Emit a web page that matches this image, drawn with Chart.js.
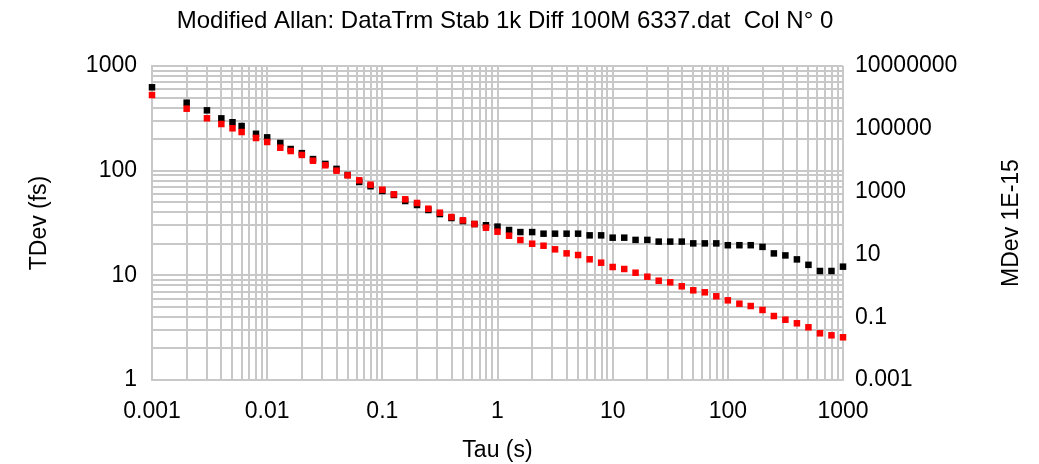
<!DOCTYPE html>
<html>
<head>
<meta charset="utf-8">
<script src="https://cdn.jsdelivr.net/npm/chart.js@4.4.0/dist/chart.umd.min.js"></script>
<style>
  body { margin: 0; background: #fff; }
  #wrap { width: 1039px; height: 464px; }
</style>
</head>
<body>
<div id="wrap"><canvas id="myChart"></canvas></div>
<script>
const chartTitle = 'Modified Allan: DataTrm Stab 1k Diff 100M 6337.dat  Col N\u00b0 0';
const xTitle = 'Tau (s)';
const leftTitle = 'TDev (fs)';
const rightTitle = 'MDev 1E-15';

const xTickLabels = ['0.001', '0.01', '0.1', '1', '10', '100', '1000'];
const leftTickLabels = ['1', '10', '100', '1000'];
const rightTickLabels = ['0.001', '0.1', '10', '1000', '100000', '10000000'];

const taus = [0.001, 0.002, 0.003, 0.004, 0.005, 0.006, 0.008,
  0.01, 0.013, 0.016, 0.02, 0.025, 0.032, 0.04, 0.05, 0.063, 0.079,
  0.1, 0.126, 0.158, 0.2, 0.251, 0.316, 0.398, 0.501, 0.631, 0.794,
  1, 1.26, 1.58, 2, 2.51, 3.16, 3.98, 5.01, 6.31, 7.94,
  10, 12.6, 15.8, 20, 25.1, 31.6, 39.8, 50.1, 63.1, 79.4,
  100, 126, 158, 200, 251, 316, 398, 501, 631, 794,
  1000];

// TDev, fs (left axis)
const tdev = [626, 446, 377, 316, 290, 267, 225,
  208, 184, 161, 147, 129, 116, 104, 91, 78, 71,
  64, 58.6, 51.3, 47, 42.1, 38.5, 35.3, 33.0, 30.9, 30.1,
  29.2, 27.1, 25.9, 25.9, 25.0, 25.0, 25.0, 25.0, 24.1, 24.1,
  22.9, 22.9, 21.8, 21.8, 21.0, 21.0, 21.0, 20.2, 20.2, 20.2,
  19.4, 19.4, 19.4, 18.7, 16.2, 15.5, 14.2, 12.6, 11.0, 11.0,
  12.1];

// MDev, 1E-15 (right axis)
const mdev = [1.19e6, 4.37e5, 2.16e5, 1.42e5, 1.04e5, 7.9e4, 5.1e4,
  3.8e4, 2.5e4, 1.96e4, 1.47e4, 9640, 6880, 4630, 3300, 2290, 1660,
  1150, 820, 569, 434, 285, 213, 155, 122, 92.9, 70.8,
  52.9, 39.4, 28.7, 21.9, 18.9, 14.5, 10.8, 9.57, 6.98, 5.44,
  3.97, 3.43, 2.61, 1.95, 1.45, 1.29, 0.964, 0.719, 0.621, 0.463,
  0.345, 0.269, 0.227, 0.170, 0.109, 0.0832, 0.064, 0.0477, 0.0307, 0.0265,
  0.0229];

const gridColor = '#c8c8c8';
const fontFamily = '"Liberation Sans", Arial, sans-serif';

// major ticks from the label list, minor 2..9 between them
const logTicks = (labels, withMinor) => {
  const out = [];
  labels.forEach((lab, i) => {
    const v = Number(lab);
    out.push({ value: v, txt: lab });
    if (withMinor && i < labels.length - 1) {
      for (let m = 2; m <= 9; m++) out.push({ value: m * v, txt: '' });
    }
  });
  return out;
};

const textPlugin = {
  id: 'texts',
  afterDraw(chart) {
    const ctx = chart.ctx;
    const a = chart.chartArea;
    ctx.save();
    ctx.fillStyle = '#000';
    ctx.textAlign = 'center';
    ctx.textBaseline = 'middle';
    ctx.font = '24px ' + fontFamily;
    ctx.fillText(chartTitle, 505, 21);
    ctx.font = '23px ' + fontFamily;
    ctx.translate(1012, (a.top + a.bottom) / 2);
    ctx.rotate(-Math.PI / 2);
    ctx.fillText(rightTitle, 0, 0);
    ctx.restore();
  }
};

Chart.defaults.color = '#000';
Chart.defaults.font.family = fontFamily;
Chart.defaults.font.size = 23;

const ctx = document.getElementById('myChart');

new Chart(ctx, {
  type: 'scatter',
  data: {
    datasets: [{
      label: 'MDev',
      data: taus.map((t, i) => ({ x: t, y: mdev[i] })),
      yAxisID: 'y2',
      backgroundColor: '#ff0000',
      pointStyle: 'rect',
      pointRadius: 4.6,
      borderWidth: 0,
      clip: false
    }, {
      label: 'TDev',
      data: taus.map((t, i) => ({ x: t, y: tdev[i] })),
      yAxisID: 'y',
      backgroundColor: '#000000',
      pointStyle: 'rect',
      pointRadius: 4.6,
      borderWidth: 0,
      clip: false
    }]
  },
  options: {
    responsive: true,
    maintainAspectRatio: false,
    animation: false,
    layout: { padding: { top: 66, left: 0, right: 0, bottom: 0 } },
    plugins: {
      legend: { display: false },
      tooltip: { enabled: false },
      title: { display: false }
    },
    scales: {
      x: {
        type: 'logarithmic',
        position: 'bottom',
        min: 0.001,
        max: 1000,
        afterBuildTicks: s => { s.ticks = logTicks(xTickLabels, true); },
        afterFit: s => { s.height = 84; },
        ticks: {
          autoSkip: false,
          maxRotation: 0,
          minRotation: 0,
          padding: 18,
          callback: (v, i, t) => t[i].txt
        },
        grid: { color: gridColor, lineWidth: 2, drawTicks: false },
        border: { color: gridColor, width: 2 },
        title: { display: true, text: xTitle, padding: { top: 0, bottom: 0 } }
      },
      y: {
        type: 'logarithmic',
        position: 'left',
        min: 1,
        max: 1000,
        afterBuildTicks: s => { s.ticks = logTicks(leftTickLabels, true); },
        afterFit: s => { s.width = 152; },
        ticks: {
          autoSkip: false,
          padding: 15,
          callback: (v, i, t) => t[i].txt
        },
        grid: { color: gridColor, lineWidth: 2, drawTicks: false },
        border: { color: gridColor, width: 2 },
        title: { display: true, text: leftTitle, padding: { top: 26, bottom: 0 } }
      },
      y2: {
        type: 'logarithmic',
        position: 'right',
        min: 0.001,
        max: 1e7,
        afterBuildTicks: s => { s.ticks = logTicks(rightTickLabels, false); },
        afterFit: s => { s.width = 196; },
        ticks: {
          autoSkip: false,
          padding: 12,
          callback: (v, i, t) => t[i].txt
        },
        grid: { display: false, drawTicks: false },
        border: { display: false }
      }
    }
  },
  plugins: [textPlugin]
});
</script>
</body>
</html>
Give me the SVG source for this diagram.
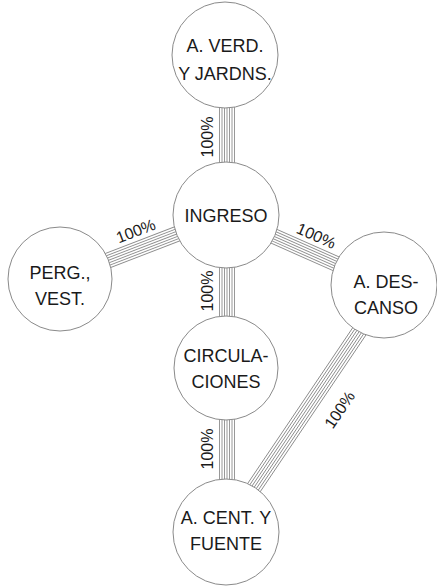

**EXERCISE TASK**: Please set down each line of the data above exactly as written, without the pictures.

**TASK RESULT**:
Emit a web page that matches this image, drawn with Chart.js.
<!DOCTYPE html>
<html>
<head>
<meta charset="utf-8">
<script src="https://cdn.jsdelivr.net/npm/chart.js@4.4.0/dist/chart.umd.min.js"></script>
<style>
  body { margin: 0; background: #fff; }
  #wrap { width: 1039px; height: 464px; }
</style>
</head>
<body>
<div id="wrap"><canvas id="myChart"></canvas></div>
<script>
const chartTitle = 'Modified Allan: DataTrm Stab 1k Diff 100M 6337.dat  Col N\u00b0 0';
const xTitle = 'Tau (s)';
const leftTitle = 'TDev (fs)';
const rightTitle = 'MDev 1E-15';

const xTickLabels = ['0.001', '0.01', '0.1', '1', '10', '100', '1000'];
const leftTickLabels = ['1', '10', '100', '1000'];
const rightTickLabels = ['0.001', '0.1', '10', '1000', '100000', '10000000'];

const taus = [0.001, 0.002, 0.003, 0.004, 0.005, 0.006, 0.008,
  0.01, 0.013, 0.016, 0.02, 0.025, 0.032, 0.04, 0.05, 0.063, 0.079,
  0.1, 0.126, 0.158, 0.2, 0.251, 0.316, 0.398, 0.501, 0.631, 0.794,
  1, 1.26, 1.58, 2, 2.51, 3.16, 3.98, 5.01, 6.31, 7.94,
  10, 12.6, 15.8, 20, 25.1, 31.6, 39.8, 50.1, 63.1, 79.4,
  100, 126, 158, 200, 251, 316, 398, 501, 631, 794,
  1000];

// TDev, fs (left axis)
const tdev = [626, 446, 377, 316, 290, 267, 225,
  208, 184, 161, 147, 129, 116, 104, 91, 78, 71,
  64, 58.6, 51.3, 47, 42.1, 38.5, 35.3, 33.0, 30.9, 30.1,
  29.2, 27.1, 25.9, 25.9, 25.0, 25.0, 25.0, 25.0, 24.1, 24.1,
  22.9, 22.9, 21.8, 21.8, 21.0, 21.0, 21.0, 20.2, 20.2, 20.2,
  19.4, 19.4, 19.4, 18.7, 16.2, 15.5, 14.2, 12.6, 11.0, 11.0,
  12.1];

// MDev, 1E-15 (right axis)
const mdev = [1.19e6, 4.37e5, 2.16e5, 1.42e5, 1.04e5, 7.9e4, 5.1e4,
  3.8e4, 2.5e4, 1.96e4, 1.47e4, 9640, 6880, 4630, 3300, 2290, 1660,
  1150, 820, 569, 434, 285, 213, 155, 122, 92.9, 70.8,
  52.9, 39.4, 28.7, 21.9, 18.9, 14.5, 10.8, 9.57, 6.98, 5.44,
  3.97, 3.43, 2.61, 1.95, 1.45, 1.29, 0.964, 0.719, 0.621, 0.463,
  0.345, 0.269, 0.227, 0.170, 0.109, 0.0832, 0.064, 0.0477, 0.0307, 0.0265,
  0.0229];

const gridColor = '#c8c8c8';
const fontFamily = '"Liberation Sans", Arial, sans-serif';

// major ticks from the label list, minor 2..9 between them
const logTicks = (labels, withMinor) => {
  const out = [];
  labels.forEach((lab, i) => {
    const v = Number(lab);
    out.push({ value: v, txt: lab });
    if (withMinor && i < labels.length - 1) {
      for (let m = 2; m <= 9; m++) out.push({ value: m * v, txt: '' });
    }
  });
  return out;
};

const textPlugin = {
  id: 'texts',
  afterDraw(chart) {
    const ctx = chart.ctx;
    const a = chart.chartArea;
    ctx.save();
    ctx.fillStyle = '#000';
    ctx.textAlign = 'center';
    ctx.textBaseline = 'middle';
    ctx.font = '24px ' + fontFamily;
    ctx.fillText(chartTitle, 505, 21);
    ctx.font = '23px ' + fontFamily;
    ctx.translate(1012, (a.top + a.bottom) / 2);
    ctx.rotate(-Math.PI / 2);
    ctx.fillText(rightTitle, 0, 0);
    ctx.restore();
  }
};

Chart.defaults.color = '#000';
Chart.defaults.font.family = fontFamily;
Chart.defaults.font.size = 23;

const ctx = document.getElementById('myChart');

new Chart(ctx, {
  type: 'scatter',
  data: {
    datasets: [{
      label: 'MDev',
      data: taus.map((t, i) => ({ x: t, y: mdev[i] })),
      yAxisID: 'y2',
      backgroundColor: '#ff0000',
      pointStyle: 'rect',
      pointRadius: 4.6,
      borderWidth: 0,
      clip: false
    }, {
      label: 'TDev',
      data: taus.map((t, i) => ({ x: t, y: tdev[i] })),
      yAxisID: 'y',
      backgroundColor: '#000000',
      pointStyle: 'rect',
      pointRadius: 4.6,
      borderWidth: 0,
      clip: false
    }]
  },
  options: {
    responsive: true,
    maintainAspectRatio: false,
    animation: false,
    layout: { padding: { top: 66, left: 0, right: 0, bottom: 0 } },
    plugins: {
      legend: { display: false },
      tooltip: { enabled: false },
      title: { display: false }
    },
    scales: {
      x: {
        type: 'logarithmic',
        position: 'bottom',
        min: 0.001,
        max: 1000,
        afterBuildTicks: s => { s.ticks = logTicks(xTickLabels, true); },
        afterFit: s => { s.height = 84; },
        ticks: {
          autoSkip: false,
          maxRotation: 0,
          minRotation: 0,
          padding: 18,
          callback: (v, i, t) => t[i].txt
        },
        grid: { color: gridColor, lineWidth: 2, drawTicks: false },
        border: { color: gridColor, width: 2 },
        title: { display: true, text: xTitle, padding: { top: 0, bottom: 0 } }
      },
      y: {
        type: 'logarithmic',
        position: 'left',
        min: 1,
        max: 1000,
        afterBuildTicks: s => { s.ticks = logTicks(leftTickLabels, true); },
        afterFit: s => { s.width = 152; },
        ticks: {
          autoSkip: false,
          padding: 15,
          callback: (v, i, t) => t[i].txt
        },
        grid: { color: gridColor, lineWidth: 2, drawTicks: false },
        border: { color: gridColor, width: 2 },
        title: { display: true, text: leftTitle, padding: { top: 26, bottom: 0 } }
      },
      y2: {
        type: 'logarithmic',
        position: 'right',
        min: 0.001,
        max: 1e7,
        afterBuildTicks: s => { s.ticks = logTicks(rightTickLabels, false); },
        afterFit: s => { s.width = 196; },
        ticks: {
          autoSkip: false,
          padding: 12,
          callback: (v, i, t) => t[i].txt
        },
        grid: { display: false, drawTicks: false },
        border: { display: false }
      }
    }
  },
  plugins: [textPlugin]
});
</script>
</body>
</html>
Give me the SVG source for this diagram.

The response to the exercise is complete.